This one’s embarrassing to admit.
Not because it ruined the business. But because I knew better while I was doing it.
We’re a video company.
That’s our thing. That’s what we believe in.
And for a stretch, we still did static social posts.
Not because they worked. Not because we loved them. But because clients asked.
And everyone felt the misalignment — even if no one said it out loud at first.
This is how misalignment actually starts
It never starts with a big compromise.
It starts with something small.
“Can you also handle some static posts?”
“It’s just a few.”
“It’ll help round things out.”
It sounds reasonable. It sounds harmless. It sounds like good service.
It’s not.
It’s the beginning of dilution.
I hated the work, and that mattered more than I wanted to admit
Here’s the part I avoided for too long.
I hated doing static posts.
Not because they’re evil. But because they’re not what I believe in. They’re not where we create leverage. They’re not what we’re best at.
And when you hate the work, it leaks.
It leaks into:
- how you talk about it
- How much care you put into it,
- how confidently you stand behind it
You can’t fake conviction for long.
Clients don’t need to say it — they feel it
What surprised me most wasn’t my own frustration.
It was the clients’.
They didn’t always complain. They didn’t always articulate the issue.
But engagement was flat. Excitement was low. Conversations felt off.
They were paying for something that felt transactional — not transformational.
And deep down, they knew it wasn’t our core.
This is where most businesses screw up positioning
Here’s the mistake I see everywhere.
Businesses think positioning is what they say on their website.
It’s not.
Positioning is what you:
- defend
- refuse
- repeat
The moment you start offering things you don’t fully stand behind, your positioning weakens — even if the service is “fine.”

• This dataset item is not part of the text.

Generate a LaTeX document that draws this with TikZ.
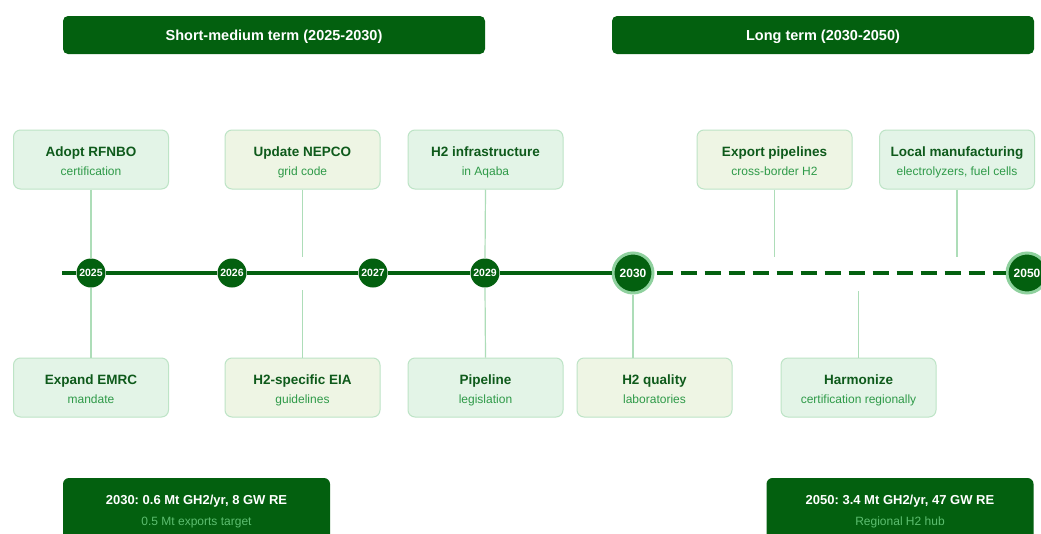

Fine doesn’t build trust. Conviction does.
Doing work you don’t believe in creates resentment
This part is subtle, but dangerous.
When you keep delivering work you don’t respect, resentment builds.
Not explosive resentment. Quiet resentment.
You start thinking:
“This isn’t why we built this.”
“This isn’t where our edge is.”
“This isn’t the work I want to be known for.”
And resentment poisons relationships — even professional ones.
I confused being helpful with being a leader
I told myself I was being accommodating.
What I was really doing was avoiding leadership.
Leadership would’ve been saying:
“This isn’t what we do best.”
“This isn’t where you’ll get the most value.”
“This isn’t aligned with how we work.”
Instead, I said yes. And then felt the consequences.
Static posts weren’t the problem — cowardice was
Let’s be clear.
Static posts aren’t the villain.
Plenty of companies do them well.
The problem was my agreeing to deliver something I didn’t believe in, to keep things smooth.
That’s not a strategy. That’s fear wearing a customer-service mask.
The moment I stopped, everything got cleaner
When we finally cut static posts:
- conversations improved
- expectations reset
- delivery tightened
- confidence returned
Some clients left. Others leaned in harder. Both outcomes were correct. The business immediately felt more honest.
Clients don’t want “more” — they want clarity
Here’s what I learned the hard way.
Clients don’t actually want you to do everything.
They want you to:
- know what you’re best at
- stand behind it
- guide them confidently
When you blur your own edge, clients don’t feel supported. They feel uncertain.
This applies far beyond content
This lesson isn’t about static posts.
It’s about:
- saying yes to the wrong work
- diluting your identity
- prioritizing comfort over clarity
Every time you accept work you don’t respect, you teach the market who you’re willing to be.
And once that story is out there, it’s hard to undo.
The line I won’t cross anymore
I don’t offer services I wouldn’t proudly sell again tomorrow.
If I don’t believe in it, it doesn’t belong in the business.
Period.
That line protects:
- focus
- energy
- reputation
And most importantly, self-respect.
Final thought
Doing static posts didn’t break the business.
But it showed me something important.
The fastest way to weaken your authority is to stop quietly standing for anything.
Conviction isn’t loud. But its absence is obvious. And once I stopped compromising on what we actually do, everything else fell back into place.